* **DESCRIPTION OF THE TASK**
Retype these lines and no others: the line holding "Give me the", the line holding "all_vals = [vals_a, vals_b, vals_c, vals_d]", and all lines between them. Pictures stay out.

* **RECORDS**
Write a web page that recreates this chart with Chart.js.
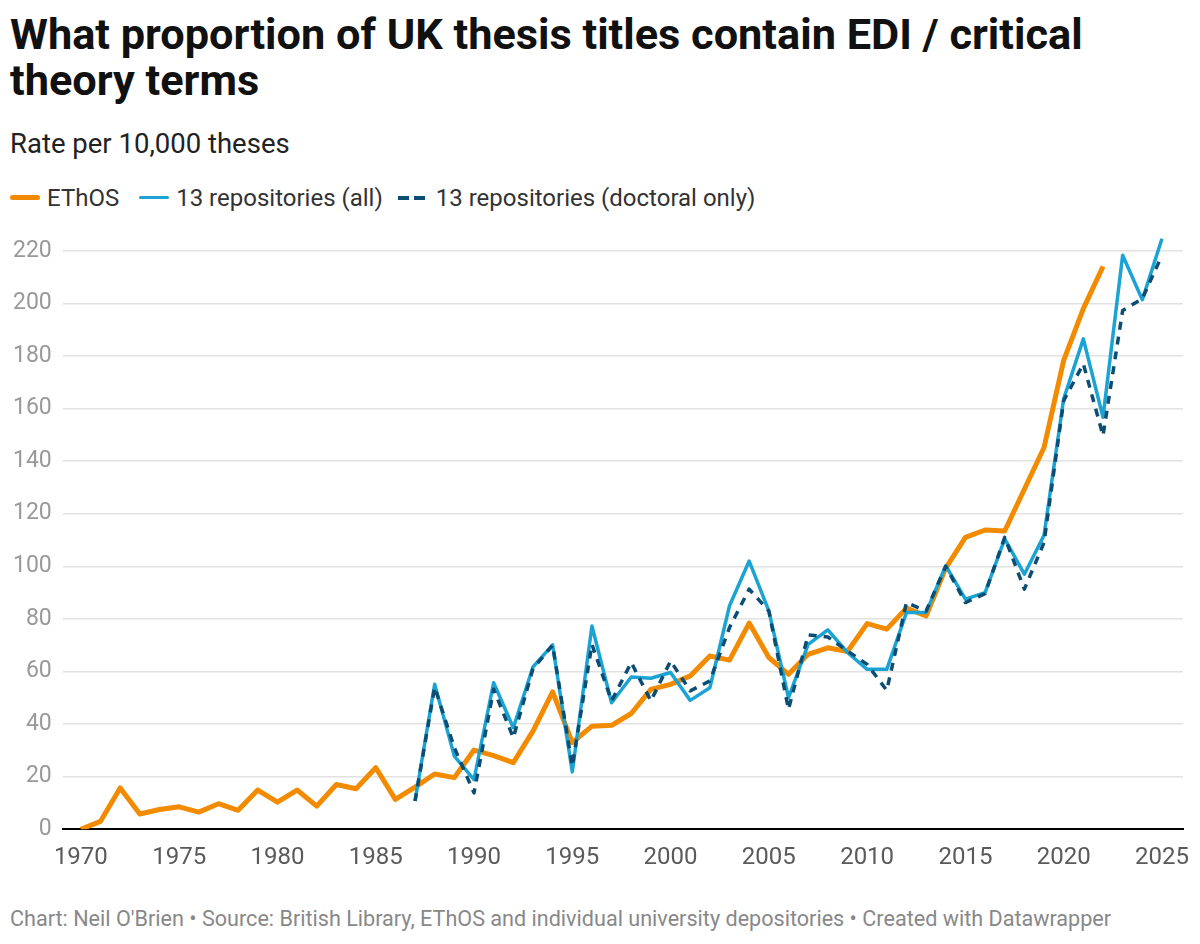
<!DOCTYPE html>
<html lang="en">
<head>
<meta charset="UTF-8">
<title>UK thesis titles with EDI / critical theory terms</title>
<script src="https://cdn.jsdelivr.net/npm/chart.js@4.4.0/dist/chart.umd.min.js"></script>
<style>
    html, body { margin: 0; padding: 0; background: #fff; }
    body { width: 1200px; height: 944px; position: relative; overflow: hidden; font-family: Roboto, sans-serif; }
    .title { position: absolute; left: 10px; top: 12px; width: 1190px; font-size: 43.3px; line-height: 46px; font-weight: 700; color: #111; }
    .subtitle { position: absolute; left: 10px; top: 128px; font-size: 27.5px; line-height: 32px; color: #222; }
    .legend { position: absolute; left: 10px; top: 184px; font-size: 24px; line-height: 28px; color: #333; white-space: nowrap; }
    .legend span.item { display: inline-block; margin-right: 20px; }
    .legend i { display: inline-block; width: 30px; vertical-align: middle; margin-right: 7px; position: relative; top: -2px; }
    .legend i.dash { width: 27px; height: 4px; margin-left: -5px; margin-right: 11px;
        background: repeating-linear-gradient(to right, #0c4e73 0 11px, transparent 11px 16px); }
    .footer { position: absolute; left: 10px; top: 906px; font-size: 21.6px; line-height: 26px; color: #888; white-space: nowrap; }
    #wrap { position: absolute; left: 0; top: 230px; width: 1200px; height: 658px; }
</style>
</head>
<body>
    <div class="title">What proportion of UK thesis titles contain EDI / critical<br>theory terms</div>
    <div class="subtitle">Rate per 10,000 theses</div>
    <div class="legend"><span class="item"><i style="height: 5px; background: #f28b00; border-radius: 3px;"></i>EThOS</span><span class="item"><i style="height: 3.5px; background: #1ba3d3; border-radius: 2px;"></i>13 repositories (all)</span><span class="item"><i class="dash"></i>13 repositories (doctoral only)</span></div>
    <div id="wrap"><canvas id="chart"></canvas></div>
    <div class="footer">Chart: Neil O'Brien • Source: British Library, EThOS and individual university depositories • Created with Datawrapper</div>

<script>
var years = [1970, 1971, 1972, 1973, 1974, 1975, 1976, 1977, 1978, 1979,
             1980, 1981, 1982, 1983, 1984, 1985, 1986, 1987, 1988, 1989,
             1990, 1991, 1992, 1993, 1994, 1995, 1996, 1997, 1998, 1999,
             2000, 2001, 2002, 2003, 2004, 2005, 2006, 2007, 2008, 2009,
             2010, 2011, 2012, 2013, 2014, 2015, 2016, 2017, 2018, 2019,
             2020, 2021, 2022, 2023, 2024, 2025];

// EThOS (1970-2022)
var ethos = [0, 3, 15.7, 5.8, 7.5, 8.5, 6.5, 9.7, 7.2, 14.9,
             10.3, 14.9, 8.8, 17, 15.4, 23.4, 11.3, 16, 21, 19.6,
             30.1, 28, 25.3, 37.3, 52.2, 32.9, 39.2, 39.5, 44, 53.2,
             55.1, 58.3, 65.9, 64.3, 78.4, 65.3, 58.9, 66.5, 69, 67.6,
             78.2, 76.1, 84.1, 81.1, 99.3, 111, 113.8, 113.4, 129.3, 145.2,
             178.3, 198, 214, null, null, null];

// 13 repositories, all theses (1987-2025)
var repoAll = [null, null, null, null, null, null, null, null, null, null,
               null, null, null, null, null, null, null, 10.7, 55.1, 27.8,
               18.9, 55.7, 38.6, 61.7, 70.1, 21.8, 77.3, 48.1, 57.9, 57.4,
               59.6, 49, 53.8, 85, 102, 83, 50, 70.3, 75.8, 67.2,
               60.8, 60.8, 82.4, 82.4, 100.2, 87.5, 90, 110.4, 97, 111.8,
               163.7, 186.5, 156.7, 218.3, 201.4, 224.6];

// 13 repositories, doctoral only (1987-2025)
var repoDoc = [null, null, null, null, null, null, null, null, null, null,
               null, null, null, null, null, null, null, 10.7, 54, 31,
               13.8, 53.2, 34.8, 61, 70, 24, 70.3, 48.8, 63.4, 48.8,
               64, 52.6, 56.4, 76.7, 91.3, 83, 45.6, 73.9, 73.1, 67.8,
               62.7, 52.8, 86.2, 83, 100, 86.2, 89.6, 111, 91.3, 109,
               163, 177, 149.7, 197.3, 201.8, 218.3];

var xTicks = [1970, 1975, 1980, 1985, 1990, 1995, 2000, 2005, 2010, 2015, 2020, 2025];
var yTicks = [0, 20, 40, 60, 80, 100, 120, 140, 160, 180, 200, 220];

function toPoints(values) {
    var pts = [];
    for (var i = 0; i < years.length; i++) {
        if (values[i] !== null) pts.push({x: years[i], y: values[i]});
    }
    return pts;
}

// stop tick labels from pushing the plot area around
function noPadding(scale) {
    scale.paddingLeft = 0;
    scale.paddingRight = 0;
    scale.paddingTop = 0;
    scale.paddingBottom = 0;
}

Chart.defaults.font.family = 'Roboto, sans-serif';

var chart = new Chart(document.getElementById('chart'), {
    type: 'line',
    data: {
        datasets: [
            {label: 'EThOS', data: toPoints(ethos), borderColor: '#f28b00', borderWidth: 5, order: 3},
            {label: '13 repositories (all)', data: toPoints(repoAll), borderColor: '#1ba3d3', borderWidth: 3.5, order: 2},
            {label: '13 repositories (doctoral only)', data: toPoints(repoDoc), borderColor: '#0c4e73', borderWidth: 3.5, borderDash: [8, 7], order: 1}
        ]
    },
    options: {
        responsive: true,
        maintainAspectRatio: false,
        animation: false,
        layout: {padding: {left: 2, right: 17, top: 5, bottom: 2}},
        elements: {
            point: {radius: 0, hoverRadius: 0},
            line: {tension: 0, borderCapStyle: 'butt', borderJoinStyle: 'round'}
        },
        plugins: {legend: {display: false}, tooltip: {enabled: false}},
        scales: {
            x: {
                type: 'linear',
                min: 1969.08,
                max: 2026.07,
                afterBuildTicks: function(scale) {
                    scale.ticks = xTicks.map(function(v) { return {value: v}; });
                },
                afterFit: noPadding,
                grid: {display: false, drawTicks: false},
                border: {display: true, color: '#000', width: 2},
                ticks: {
                    color: '#5a5a5a',
                    font: {size: 24},
                    padding: 14,
                    maxRotation: 0,
                    autoSkip: false,
                    callback: function(v) { return String(v); }
                }
            },
            y: {
                min: 0,
                max: 226,
                afterBuildTicks: function(scale) {
                    scale.ticks = yTicks.map(function(v) { return {value: v}; });
                },
                afterFit: noPadding,
                grid: {
                    drawTicks: false,
                    color: function(ctx) { return ctx.tick && ctx.tick.value === 0 ? 'rgba(0,0,0,0)' : '#e2e2e2'; },
                    lineWidth: 1.5
                },
                border: {display: false},
                ticks: {
                    color: '#999',
                    font: {size: 23},
                    padding: 11,
                    callback: function(v) { return String(v); }
                }
            }
        }
    }
});
</script>
</body>
</html>
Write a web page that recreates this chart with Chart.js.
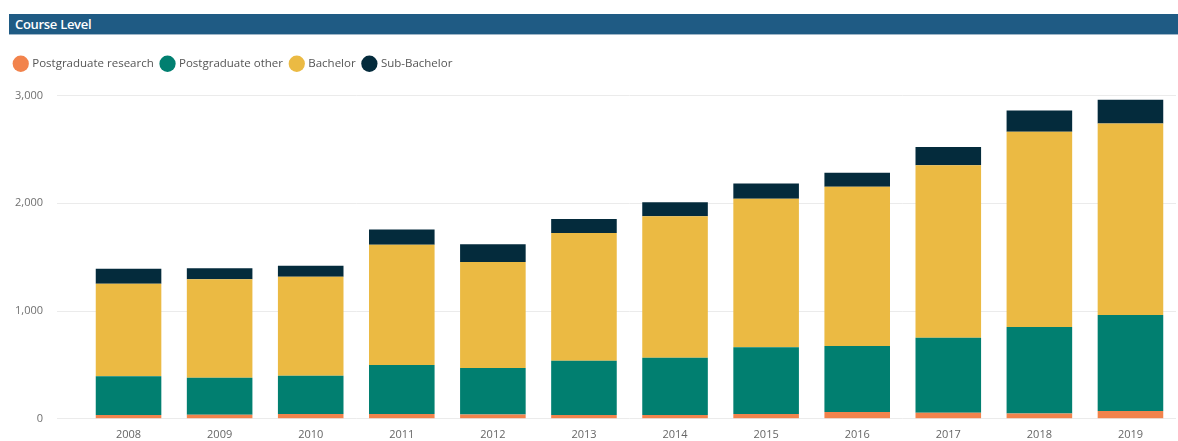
<!DOCTYPE html>
<html>
<head>
<meta charset="utf-8">
<script src="https://cdn.jsdelivr.net/npm/chart.js@4"></script>
<style>
  html, body { margin: 0; padding: 0; background: #ffffff; }
  body { width: 1178px; height: 441px; position: relative; overflow: hidden; }
  #hdr { position: absolute; left: 9px; top: 14px; width: 1169px; height: 21px;
         background: #1f5b84; border-bottom: 1px solid #9fb6c8;
         color: #ffffff; font-family: "Open Sans", sans-serif; font-size: 13px; font-weight: 600;
         line-height: 21px; padding-left: 6px; box-sizing: border-box; letter-spacing: -0.3px; }
  #wrap { position: absolute; left: 0; top: 0; width: 1178px; height: 441px; }
</style>
</head>
<body>
<div id="wrap"><canvas id="c" width="1178" height="441"></canvas></div>
<div id="hdr">Course Level</div>
<script>
const years = ["2008","2009","2010","2011","2012","2013","2014","2015","2016","2017","2018","2019"];
const postgradResearch = [35, 37, 45, 45, 40, 35, 35, 44, 62, 56, 50, 72];
const postgradOther    = [360, 345, 355, 455, 432, 503, 531, 621, 613, 696, 802, 892];
const bachelor         = [858, 913, 918, 1116, 982, 1186, 1314, 1376, 1478, 1600, 1811, 1776];
const subBachelor      = [139, 103, 102, 140, 165, 131, 130, 143, 130, 171, 198, 221];
const yTicks = [0, 1000, 2000, 3000];

const FONT = '"Open Sans", sans-serif';

const legendSpacer = {
  id: 'legendSpacer',
  beforeInit(chart) {
    const orig = chart.legend.fit;
    chart.legend.fit = function () {
      orig.call(this);
      this.height += 16;
    };
  }
};

new Chart(document.getElementById('c'), {
  type: 'bar',
  data: {
    labels: years,
    datasets: [
      { label: 'Postgraduate research', data: postgradResearch, backgroundColor: '#f2834c' },
      { label: 'Postgraduate other', data: postgradOther, backgroundColor: '#017f70' },
      { label: 'Bachelor', data: bachelor, backgroundColor: '#ebba43' },
      { label: 'Sub-Bachelor', data: subBachelor, backgroundColor: '#042b3c' }
    ]
  },
  plugins: [legendSpacer],
  options: {
    responsive: false,
    animation: false,
    devicePixelRatio: 1,
    layout: { padding: { top: 50, left: 7, right: 2, bottom: -9 } },
    plugins: {
      legend: {
        position: 'top',
        align: 'start',
        labels: {
          usePointStyle: true,
          pointStyle: 'circle',
          boxWidth: 12,
          boxHeight: 12,
          padding: 8,
          color: '#555555',
          font: { family: FONT, size: 11.5 }
        }
      },
      tooltip: { enabled: false }
    },
    scales: {
      x: {
        stacked: true,
        offset: true,
        grid: { display: false, drawTicks: false, tickLength: 0 },
        border: { display: false },
        categoryPercentage: 1.0,
        barPercentage: 0.79,
        ticks: { color: '#666666', font: { family: FONT, size: 11 }, padding: 9, maxRotation: 0 }
      },
      y: {
        stacked: true,
        min: 0,
        max: 3000,
        afterBuildTicks(scale) { scale.ticks = yTicks.map(v => ({ value: v })); },
        afterFit(scale) { scale.width = 76; },
        border: { display: false },
        grid: { color: '#ebebeb', lineWidth: 1, tickLength: 26, tickColor: '#ebebeb' },
        ticks: {
          color: '#707070',
          font: { family: FONT, size: 11 },
          padding: 14,
          callback: v => v.toLocaleString('en-US')
        }
      }
    }
  }
});
</script>
</body>
</html>
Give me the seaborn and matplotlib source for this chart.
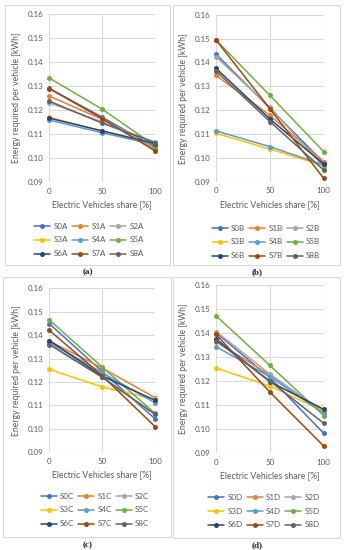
import numpy as np
import pandas as pd
import matplotlib
matplotlib.use("Agg")
import matplotlib.pyplot as plt
from matplotlib.patches import Rectangle
import seaborn as sns

sns.set_style("white")
plt.rcParams['font.family'] = ['Lato', 'DejaVu Sans']

shares = [0, 50, 100]
series_idx = ["S0", "S1", "S2", "S3", "S4", "S5", "S6", "S7", "S8"]
colors = ["#4472C4", "#ED7D31", "#A5A5A5", "#FFC000", "#5B9BD5",
          "#70AD47", "#264478", "#9E480E", "#636363"]

# Panel (a)
vals_a = [
    [0.1290, 0.1170, 0.1044],  # S0A
    [0.1258, 0.1161, 0.1035],  # S1A
    [0.1230, 0.1150, 0.1065],  # S2A
    [0.1170, 0.1112, 0.1058],  # S3A
    [0.1158, 0.1105, 0.1055],  # S4A
    [0.1333, 0.1203, 0.1050],  # S5A
    [0.1166, 0.1113, 0.1060],  # S6A
    [0.1289, 0.1164, 0.1029],  # S7A
    [0.1237, 0.1145, 0.1064],  # S8A
]
# Panel (b)
vals_b = [
    [0.1435, 0.1208, 0.0980],  # S0B
    [0.1346, 0.1178, 0.0984],  # S1B
    [0.1424, 0.1212, 0.0963],  # S2B
    [0.1103, 0.1037, 0.0967],  # S3B
    [0.1113, 0.1047, 0.0970],  # S4B
    [0.1494, 0.1262, 0.1026],  # S5B
    [0.1375, 0.1163, 0.0974],  # S6B
    [0.1494, 0.1206, 0.0914],  # S7B
    [0.1364, 0.1152, 0.0949],  # S8B
]
# Panel (c)
vals_c = [
    [0.1449, 0.1245, 0.1043],  # S0C
    [0.1375, 0.1260, 0.1133],  # S1C
    [0.1364, 0.1222, 0.1062],  # S2C
    [0.1254, 0.1179, 0.1127],  # S3C
    [0.1370, 0.1240, 0.1111],  # S4C
    [0.1465, 0.1264, 0.1066],  # S5C
    [0.1377, 0.1226, 0.1122],  # S6C
    [0.1421, 0.1227, 0.1010],  # S7C
    [0.1360, 0.1220, 0.1062],  # S8C
]
# Panel (d)
vals_d = [
    [0.1401, 0.1214, 0.0982],  # S0D
    [0.1364, 0.1225, 0.1072],  # S1D
    [0.1406, 0.1229, 0.1068],  # S2D
    [0.1254, 0.1179, 0.1075],  # S3D
    [0.1343, 0.1218, 0.1065],  # S4D
    [0.1472, 0.1265, 0.1056],  # S5D
    [0.1375, 0.1197, 0.1082],  # S6D
    [0.1394, 0.1154, 0.0929],  # S7D
    [0.1368, 0.1200, 0.1024],  # S8D
]
yticks = [0.09, 0.10, 0.11, 0.12, 0.13, 0.14, 0.15, 0.16]
xticks = [0, 50, 100]
panel_letters = ["A", "B", "C", "D"]
panel_labels = ["(a)", "(b)", "(c)", "(d)"]
all_vals = [vals_a, vals_b, vals_c, vals_d]

W, H = 344, 550
fig = plt.figure(figsize=(W / 100, H / 100), dpi=100)

def fx(x):
    return x / W

def fy(y):
    return 1 - y / H

# plot rect (left, right, top, bottom) in px
plot_rects = [
    (49.3, 155.3, 14.0, 182.0),
    (216.0, 323.7, 14.7, 181.7),
    (49.3, 155.0, 288.3, 452.3),
    (216.0, 323.7, 285.0, 453.0),
]
boxes = [
    (5, 170, 5, 265),
    (173, 340, 5, 265),
    (3, 171, 277, 537),
    (173, 340, 277, 538),
]
legend_centers = [(89, 240), (266, 242), (95, 510), (264, 511)]
label_pos = [(88, 272), (257, 272), (88, 545), (257, 545)]

grid_c = "#D9D9D9"
txt_c = "#595959"
fs = 5.8
# row-major display order for a 3-column legend (matplotlib fills column-wise)
leg_order = [0, 3, 6, 1, 4, 7, 2, 5, 8]

for i in range(4):
    bl, br, bt, bb = boxes[i]
    fig.patches.append(Rectangle((fx(bl), fy(bb)), fx(br - bl), (bb - bt) / H,
                                 transform=fig.transFigure, fill=False,
                                 edgecolor=grid_c, linewidth=0.8, zorder=0))
    l, r, t, b = plot_rects[i]
    ax = fig.add_axes([fx(l), fy(b), fx(r - l), (b - t) / H])
    letter = panel_letters[i]
    rows = []
    for s, vals in zip(series_idx, all_vals[i]):
        for xv, yv in zip(shares, vals):
            rows.append({"share": xv, "energy": yv, "series": s + letter})
    df = pd.DataFrame(rows)
    hue_order = [s + letter for s in series_idx]
    sns.lineplot(data=df, x="share", y="energy", hue="series",
                 hue_order=hue_order, palette=colors, marker="o",
                 markersize=3.6, markeredgewidth=0, linewidth=1.1,
                 ax=ax, legend=True)
    handles, labels = ax.get_legend_handles_labels()
    ax.get_legend().remove()
    handles = [handles[k] for k in leg_order]
    labels = [labels[k] for k in leg_order]
    ax.set_xlim(0, 100)
    ax.set_ylim(0.09, 0.16)
    ax.set_xticks(xticks)
    ax.set_yticks(yticks)
    ax.set_yticklabels([f"{v:.2f}" for v in yticks])
    ax.grid(True, color=grid_c, linewidth=0.8)
    ax.set_axisbelow(True)
    for sp in ax.spines.values():
        sp.set_visible(False)
    ax.tick_params(axis="both", labelsize=fs, colors=txt_c, length=0, pad=4)
    ax.set_xlabel("Electric Vehicles share [%]", fontsize=fs + 0.4, color=txt_c, labelpad=4)
    ax.set_ylabel("Energy required per vehicle [kWh]", fontsize=fs + 0.4, color=txt_c, labelpad=5)
    for line in ax.lines:
        line.set_clip_on(False)
    cx, cy = legend_centers[i]
    leg = ax.legend(handles, labels, ncol=3, loc="center",
                    bbox_to_anchor=(fx(cx), fy(cy)), bbox_transform=fig.transFigure,
                    frameon=False, fontsize=fs, handlelength=2.0,
                    handletextpad=0.4, columnspacing=0.5, labelspacing=0.85,
                    borderpad=0)
    for t in leg.get_texts():
        t.set_color(txt_c)
    lx, ly = label_pos[i]
    fig.text(fx(lx), fy(ly), panel_labels[i], ha="center", va="center",
             fontsize=6.5, fontweight="bold", family="Liberation Serif", color="#222222")

fig.savefig("out.png", dpi=100)
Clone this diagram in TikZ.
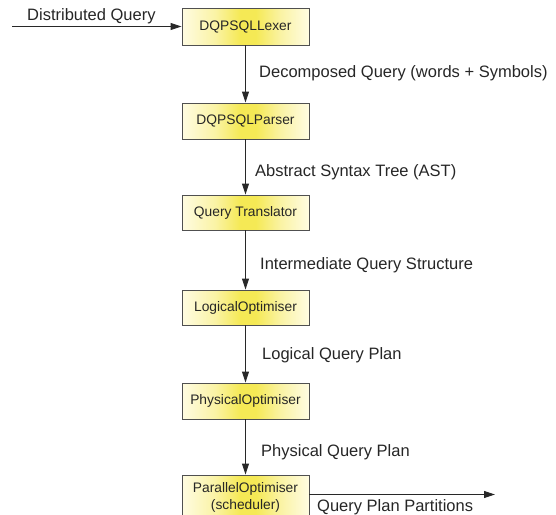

* **WRITTEN RESPONSE**
Give me the seaborn and matplotlib source for this chart.
import numpy as np
import pandas as pd
import matplotlib
matplotlib.use("Agg")
import matplotlib.pyplot as plt
from matplotlib.patches import Rectangle
import seaborn as sns

sns.set_style("white")
plt.rcParams['font.family'] = ['Lato', 'DejaVu Sans']

shares = [0, 50, 100]
series_idx = ["S0", "S1", "S2", "S3", "S4", "S5", "S6", "S7", "S8"]
colors = ["#4472C4", "#ED7D31", "#A5A5A5", "#FFC000", "#5B9BD5",
          "#70AD47", "#264478", "#9E480E", "#636363"]

# Panel (a)
vals_a = [
    [0.1290, 0.1170, 0.1044],  # S0A
    [0.1258, 0.1161, 0.1035],  # S1A
    [0.1230, 0.1150, 0.1065],  # S2A
    [0.1170, 0.1112, 0.1058],  # S3A
    [0.1158, 0.1105, 0.1055],  # S4A
    [0.1333, 0.1203, 0.1050],  # S5A
    [0.1166, 0.1113, 0.1060],  # S6A
    [0.1289, 0.1164, 0.1029],  # S7A
    [0.1237, 0.1145, 0.1064],  # S8A
]
# Panel (b)
vals_b = [
    [0.1435, 0.1208, 0.0980],  # S0B
    [0.1346, 0.1178, 0.0984],  # S1B
    [0.1424, 0.1212, 0.0963],  # S2B
    [0.1103, 0.1037, 0.0967],  # S3B
    [0.1113, 0.1047, 0.0970],  # S4B
    [0.1494, 0.1262, 0.1026],  # S5B
    [0.1375, 0.1163, 0.0974],  # S6B
    [0.1494, 0.1206, 0.0914],  # S7B
    [0.1364, 0.1152, 0.0949],  # S8B
]
# Panel (c)
vals_c = [
    [0.1449, 0.1245, 0.1043],  # S0C
    [0.1375, 0.1260, 0.1133],  # S1C
    [0.1364, 0.1222, 0.1062],  # S2C
    [0.1254, 0.1179, 0.1127],  # S3C
    [0.1370, 0.1240, 0.1111],  # S4C
    [0.1465, 0.1264, 0.1066],  # S5C
    [0.1377, 0.1226, 0.1122],  # S6C
    [0.1421, 0.1227, 0.1010],  # S7C
    [0.1360, 0.1220, 0.1062],  # S8C
]
# Panel (d)
vals_d = [
    [0.1401, 0.1214, 0.0982],  # S0D
    [0.1364, 0.1225, 0.1072],  # S1D
    [0.1406, 0.1229, 0.1068],  # S2D
    [0.1254, 0.1179, 0.1075],  # S3D
    [0.1343, 0.1218, 0.1065],  # S4D
    [0.1472, 0.1265, 0.1056],  # S5D
    [0.1375, 0.1197, 0.1082],  # S6D
    [0.1394, 0.1154, 0.0929],  # S7D
    [0.1368, 0.1200, 0.1024],  # S8D
]
yticks = [0.09, 0.10, 0.11, 0.12, 0.13, 0.14, 0.15, 0.16]
xticks = [0, 50, 100]
panel_letters = ["A", "B", "C", "D"]
panel_labels = ["(a)", "(b)", "(c)", "(d)"]
all_vals = [vals_a, vals_b, vals_c, vals_d]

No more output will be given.